How is air filtered through N95 masks?

Last year was a very strange and difficult year, and among all the things we’ve learned, personal protective equipment is now something most of us are experts in. Often referred to by the acronym PPE, these products have been the center of attention and main topic of discussion due to the virus. Face masks have been particularly a big topic of discussion, as they’re the main method for virus control we’re implementing.

As expected, healthcare workers have been some of the most exposed ones to the dangers of COVID-19, which is why they need only the most effective pieces of PPE, which includes several layers for them to work safely, particularly when treating COVID-19 cases.

The minimum amount of PPE a healthcare provider needs includes gowns, gloves, face shields, N95 masks, and surgical masks. These items were easily found for sale online before the pandemic, and people could buy them in bulk and wholesale with no problem. Now, the demand has been so high, even healthcare centers struggle to obtain them.

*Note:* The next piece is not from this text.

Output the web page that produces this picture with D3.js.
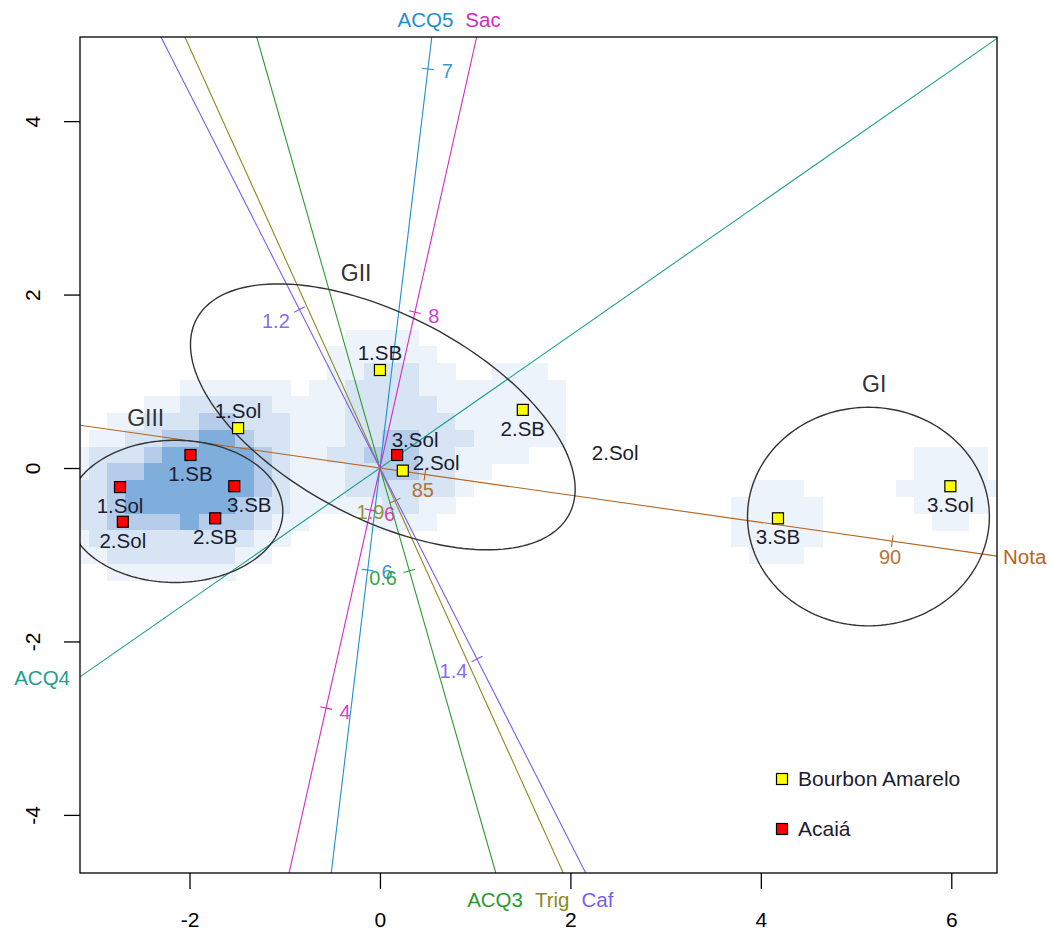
<!DOCTYPE html>
<html>
<head>
<meta charset="utf-8">
<script src="https://cdn.jsdelivr.net/npm/d3@7"></script>
<style>
  body { margin: 0; background: #fff; }
  text { font-family: "Liberation Sans", Arial, sans-serif; }
</style>
</head>
<body>
<svg id="chart" width="1049" height="931"></svg>
<script>
// axis ticks
var xTicks = [-2, 0, 2, 4, 6];
var yTicks = [-4, -2, 0, 2, 4];

// cultivars (legend)
var cultivar = ["Bourbon Amarelo", "Acaiá"];
var cultivarColor = ["#ffff00", "#ff0000"];

// sample scores
var pointLabel = ["1.SB", "2.SB", "1.Sol", "2.Sol", "3.SB", "3.Sol",
                  "1.SB", "2.SB", "1.Sol", "2.Sol", "3.SB", "3.Sol"];
var pointCultivar = [0, 0, 0, 0, 0, 0, 1, 1, 1, 1, 1, 1];
var pointX = [0.00, 1.50, -1.49, 0.24, 4.18, 5.99, -1.99, -1.73, -2.73, -2.70, -1.53, 0.18];
var pointY = [1.13, 0.67, 0.46, -0.03, -0.58, -0.21, 0.15, -0.58, -0.22, -0.62, -0.21, 0.15];

// stray label
var extraLabel = ["2.Sol"];
var extraX = [2.47];
var extraY = [0.18];

// groups (ellipses)
var groupName = ["GI", "GII", "GIII"];
var groupCx = [5.13, 0.03, -2.15];
var groupCy = [-0.56, 0.59, -0.50];
var groupA = [1.27, 2.26, 1.13];
var groupB = [1.26, 1.15, 0.82];
var groupAngle = [0, -31.4, 0];
var groupLabelX = [5.19, -0.25, -2.46];
var groupLabelY = [0.97, 2.25, 0.58];

// variable axes: direction of increasing values, value at origin, length per unit
var varName = ["Nota", "ACQ4", "ACQ5", "Sac", "ACQ3", "Trig", "Caf"];
var varColor = ["#b5651d", "#1fa08c", "#1f8fd0", "#d42ac6", "#2e9a2e", "#8c8a1e", "#7b5cf0"];
var varAngle = [-8.91, 217.4, 83.75, 78.45, -75.4, -67.6, -65.17];
var varMean = [84.518, 0, 6.2037, 6.425, 0.565, 1.8932, 1.2907];
var varUnit = [0.9934, 1, 5.812, 1.165, 35, 60, 22.2];
var varTicks = [[85, 90], [], [6, 7], [4, 6, 8], [0.6], [1.9], [1.2, 1.4]];

// density shading
var densityBreaks = [0.62, 1.08, 1.8, 2.3];
var densityColor = ["#edf3fa", "#d6e4f3", "#b5cdea", "#80aedc"];

var svg = d3.select("#chart");
var x = d3.scaleLinear().domain([-3.15, 6.48]).range([80, 997]);
var y = d3.scaleLinear().domain([-4.67, 4.97]).range([873, 37]);
var pL = 80, pR = 997, pT = 37, pB = 873;

svg.append("clipPath").attr("id", "plotClip")
  .append("rect").attr("x", pL).attr("y", pT)
  .attr("width", pR - pL).attr("height", pB - pT);
var plot = svg.append("g").attr("clip-path", "url(#plotClip)");

// density grid
var bw = 0.5, cellW = 9.63 / 50, cellH = 9.64 / 50;
var cells = [];
for (var i = -1; i < 52; i++) {
  for (var j = -1; j < 52; j++) {
    var x0 = -3.15 + (i + 0.47) * cellW, y1 = 4.97 - (j + 0.5) * cellH;
    var cx = x0 + cellW / 2, cy = y1 - cellH / 2, d = 0;
    for (var k = 0; k < pointX.length; k++) {
      var dx = cx - pointX[k], dy = cy - pointY[k];
      d += Math.exp(-(dx * dx + dy * dy) / (2 * bw * bw));
    }
    var lev = d3.bisectRight(densityBreaks, d);
    if (lev > 0) cells.push({x0: x0, y1: y1, lev: lev});
  }
}
plot.selectAll("rect.cell").data(cells).join("rect")
  .attr("class", "cell")
  .attr("x", function(d) { return x(d.x0); })
  .attr("y", function(d) { return y(d.y1); })
  .attr("width", x(cellW) - x(0) + 0.4)
  .attr("height", y(0) - y(cellH) + 0.4)
  .attr("fill", function(d) { return densityColor[d.lev - 1]; })
  .attr("shape-rendering", "crispEdges");

// variable axes
var dom = {x0: x.domain()[0], x1: x.domain()[1], y0: y.domain()[0], y1: y.domain()[1]};
function tRange(c, s) {
  var tmax = Infinity, tmin = -Infinity;
  if (c > 1e-9) { tmax = Math.min(tmax, dom.x1 / c); tmin = Math.max(tmin, dom.x0 / c); }
  if (c < -1e-9) { tmax = Math.min(tmax, dom.x0 / c); tmin = Math.max(tmin, dom.x1 / c); }
  if (s > 1e-9) { tmax = Math.min(tmax, dom.y1 / s); tmin = Math.max(tmin, dom.y0 / s); }
  if (s < -1e-9) { tmax = Math.min(tmax, dom.y0 / s); tmin = Math.max(tmin, dom.y1 / s); }
  return [tmin, tmax];
}

var endLabels = [];
varName.forEach(function(name, v) {
  var a = varAngle[v] * Math.PI / 180, c = Math.cos(a), s = Math.sin(a);
  var tr = tRange(c, s);
  var col = varColor[v];
  plot.append("line")
    .attr("x1", x(tr[0] * c)).attr("y1", y(tr[0] * s))
    .attr("x2", x(tr[1] * c)).attr("y2", y(tr[1] * s))
    .attr("stroke", col).attr("stroke-width", 1.1);

  // screen direction of increasing values
  var sx = x(c) - x(0), sy = y(s) - y(0), sl = Math.hypot(sx, sy);
  sx /= sl; sy /= sl;
  var px = -sy, py = sx;

  varTicks[v].forEach(function(val) {
    var t = (val - varMean[v]) * varUnit[v];
    var tx = x(t * c), ty = y(t * s);
    plot.append("line")
      .attr("x1", tx - px * 6).attr("y1", ty - py * 6)
      .attr("x2", tx + px * 6).attr("y2", ty + py * 6)
      .attr("stroke", col).attr("stroke-width", 1.1);
    var lab = plot.append("text").text(String(val))
      .attr("font-size", 20).attr("fill", col).attr("opacity", 0.9)
      .attr("text-anchor", "middle").attr("dominant-baseline", "central");
    var hw = lab.node().getComputedTextLength() / 2;
    var off = 14 + Math.abs(px) * hw;
    lab.attr("x", tx + px * off).attr("y", ty + py * off);
  });

  var ex = x(tr[1] * c), ey = y(tr[1] * s);
  endLabels.push({name: name, col: col, ex: ex, ey: ey});
});

// axis end labels
var sideLabels = {top: [], bottom: []};
endLabels.forEach(function(e) {
  var t = svg.append("text").text(e.name).attr("font-size", 20.5).attr("fill", e.col);
  if (Math.abs(e.ey - pT) < 1) {
    t.attr("text-anchor", "middle").attr("y", 27);
    sideLabels.top.push({node: t, x: e.ex, w: t.node().getComputedTextLength()});
  } else if (Math.abs(e.ey - pB) < 1) {
    t.attr("text-anchor", "middle").attr("y", 907);
    sideLabels.bottom.push({node: t, x: e.ex, w: t.node().getComputedTextLength()});
  } else if (Math.abs(e.ex - pL) < 1) {
    t.attr("text-anchor", "end").attr("x", 70).attr("y", e.ey + 8);
  } else {
    t.attr("text-anchor", "start").attr("x", 1003).attr("y", e.ey + 8);
  }
});
function spread(list) {
  list.sort(function(a, b) { return a.x - b.x; });
  for (var it = 0; it < 30; it++) {
    for (var q = 0; q + 1 < list.length; q++) {
      var a = list[q], b = list[q + 1];
      var gap = (b.x - b.w / 2) - (a.x + a.w / 2);
      if (gap < 12) { var sh = (12 - gap) / 2; a.x -= sh; b.x += sh; }
    }
  }
  list.forEach(function(l) { l.node.attr("x", l.x); });
}
spread(sideLabels.top);
spread(sideLabels.bottom);

// group ellipses
groupName.forEach(function(g, gi) {
  var phi = groupAngle[gi] * Math.PI / 180;
  var pts = d3.range(0, 360, 2).map(function(deg) {
    var t = deg * Math.PI / 180;
    var ux = groupA[gi] * Math.cos(t), uy = groupB[gi] * Math.sin(t);
    return [groupCx[gi] + ux * Math.cos(phi) - uy * Math.sin(phi),
            groupCy[gi] + ux * Math.sin(phi) + uy * Math.cos(phi)];
  });
  plot.append("path")
    .attr("d", d3.line().x(function(p) { return x(p[0]); }).y(function(p) { return y(p[1]); })
      .curve(d3.curveLinearClosed)(pts))
    .attr("fill", "none").attr("stroke", "#333").attr("stroke-width", 1.4);
  svg.append("text").text(g)
    .attr("x", x(groupLabelX[gi])).attr("y", y(groupLabelY[gi]))
    .attr("text-anchor", "middle").attr("dominant-baseline", "central")
    .attr("font-size", 23).attr("fill", "#333");
});

// point labels placement
var labelSide = ["top", "bottom", "top", "right", "bottom", "bottom",
                 "bottom", "bottom", "bottom", "bottom", "bottomright", "topright"];
pointLabel.forEach(function(l, p) {
  var px = x(pointX[p]), py = y(pointY[p]);
  var t = svg.append("text").text(l).attr("font-size", 20.5).attr("fill", "#1c1c30");
  var side = labelSide[p];
  if (side === "top") t.attr("x", px).attr("y", py - 10).attr("text-anchor", "middle");
  if (side === "topright") t.attr("x", px + 18).attr("y", py - 8).attr("text-anchor", "middle");
  if (side === "bottom") t.attr("x", px).attr("y", py + 26).attr("text-anchor", "middle");
  if (side === "bottomright") t.attr("x", px + 15).attr("y", py + 26).attr("text-anchor", "middle");
  if (side === "right") t.attr("x", px + 10).attr("y", py - 1).attr("text-anchor", "start");
});
extraLabel.forEach(function(l, p) {
  svg.append("text").text(l).attr("x", x(extraX[p])).attr("y", y(extraY[p]))
    .attr("text-anchor", "middle").attr("dominant-baseline", "central")
    .attr("font-size", 20.5).attr("fill", "#1c1c30");
});

// points
svg.selectAll("rect.pt").data(pointX).join("rect")
  .attr("class", "pt")
  .attr("x", function(d, p) { return x(pointX[p]) - 5.5; })
  .attr("y", function(d, p) { return y(pointY[p]) - 5.5; })
  .attr("width", 11).attr("height", 11)
  .attr("fill", function(d, p) { return cultivarColor[pointCultivar[p]]; })
  .attr("stroke", "#000").attr("stroke-width", 1.2);

// frame and axes
svg.append("rect").attr("x", pL).attr("y", pT)
  .attr("width", pR - pL).attr("height", pB - pT)
  .attr("fill", "none").attr("stroke", "#000").attr("stroke-width", 1.3);

var gx = svg.append("g").attr("transform", "translate(0," + pB + ")")
  .call(d3.axisBottom(x).tickValues(xTicks).tickSize(16).tickSizeOuter(0).tickPadding(23)
    .tickFormat(function(d) { return String(d); }));
gx.select(".domain").remove();
gx.selectAll("line").attr("stroke-width", 1.3);
gx.selectAll("text").attr("font-size", 21).attr("fill", "#000")
  .attr("font-family", "'Liberation Sans', Arial, sans-serif");

var gy = svg.append("g").attr("transform", "translate(" + pL + ",0)")
  .call(d3.axisLeft(y).tickValues(yTicks).tickSize(16).tickSizeOuter(0)
    .tickFormat(function(d) { return String(d); }));
gy.select(".domain").remove();
gy.selectAll("line").attr("stroke-width", 1.3);
gy.selectAll("text").attr("font-size", 21).attr("fill", "#000")
  .attr("font-family", "'Liberation Sans', Arial, sans-serif")
  .attr("x", 0).attr("dy", null).attr("text-anchor", "middle")
  .attr("transform", "translate(-40,0) rotate(-90)");

// legend
var leg = svg.append("g");
cultivar.forEach(function(c, ci) {
  var ly = 779 + ci * 50;
  leg.append("rect").attr("x", 776.5).attr("y", ly - 5.5).attr("width", 11).attr("height", 11)
    .attr("fill", cultivarColor[ci]).attr("stroke", "#000").attr("stroke-width", 1.2);
  leg.append("text").text(c).attr("x", 798).attr("y", ly + 7)
    .attr("font-size", 21).attr("fill", "#1c1c30");
});
</script>
</body>
</html>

There’s no doubt N95 respirators are the most widely discussed item among the PPE we mentioned, since their filtering properties have turned them into a valuable product in the healthcare field. But, a lot of people don’t know how they work, and are sometimes scared they won’t be able to breathe properly with them.

This article will focus on explaining how air is filtered through an N95 mask.

The name of these masks comes from a classification of respirators used in the United States to regulate these products. They’re considered disposable face masks, and offer very high antiviral filtering properties, which is why they surpass surgical mask, the most commonly used face mask in this industry, for virus protection in the healthcare field. Of course, they’re also a lot more efficient than reusable cloth masks, which are the ones recommended for the general public. Those masks should not be used in healthcare settings for protection against COVID-19.

The classification from which the name of these masks come is established by an entity known as NIOSH, which stands for the National Institute for Occupational Safety and Health. This federal agency is a part of the Centers for Disease Control and Prevention (CDC), and is in charge of issuing recommendations to workplaces in the USA with the goal of avoiding occupational illnesses or injuries.

Respirators are masks or mask-like devices that can filter out the air a person is breathing. They’re used as PPE in many different work settings that have all types of respiratory hazards present. These particles can cause serious health conditions on workers exposed to them, so respirators protect them by filtering them out and preventing them from inhaling them at work.

To name respirators in the classification, they take into consideration two characteristics:

Oil resistance: this is directly proportional to their efficacy to filter out oil-based particles. A letter is assigned to indicate these: N means not resistant, R means somewhat resistant, and P means oil-proof.

Filtration efficacy: this is represented by a number in the name: 95, 99, or 100, and they’re the percentage of minimum particulate filtration efficacy, which tells us the number of airborne particles (those with a 0.3 micrometer size) the mask can filter out.

We can conclude after reading this explanation that N95 masks have no oil resistance and a filtration rate of 95%. This translates into the ability to filter out 95% of the airborne particles in the air that don’t contain oil. This includes a wide range of particles considered respiratory hazards in different work settings.

For example, in construction or mining sites, we can find dust, firefighters can encounter smoke, gardeners are constantly exposed to pollen, and healthcare workers have bioaerosols as threats, like the flu virus or, most recently, the novel coronavirus. These are all non-oil based airborne particles, and therefore N95 masks have a wide range of uses.

Since NIOSH establishes the requirements for these respirators, N95 masks and other respirators contained in the classification have to be approved by them after being tested to make sure they can be sold as that respirator type.

So, if a manufacturer produces N95 masks and want to market them as such, NIOSH has to first evaluate them and grant their approval. N95 masks used in the healthcare field specifically represent a medical device, which requires regulation from the Food and Drug Administration (FDA), so these masks need approval from both entities.

People often confuse N95 masks with KN95 masks, and many think they’re the same mask. This isn’t true simply because KN95 masks are manufactured and regulated with a different standard used in China. Even though they’re very similar to the NIOSH ones, they have some differences, and should not be considered the same. However, KN95 masks also offer 95% filtration rate for non-oil based airborne particles.

N95 respirators have a filter material inside of them. This material is known as a non-woven fabric or melt-blown material, which is the result of putting polypropylene or other types of plastic through a series of processes. The end result is a fabric with multiple tiny holes in it, which are meant to trap and filter out very small particles. Additionally, some N95 masks contain electrostatic charges in their filter media to enhance the filtration by attracting and trapping particles with the opposite charge.

Some of the most reputable brands when it comes to N95 masks include Honeywell and 3M. The most popular 3M N95 mask models include the 3M 8210 and the 3M 8511 for industrial uses, and the 3M 1860 as a surgical N95 mask.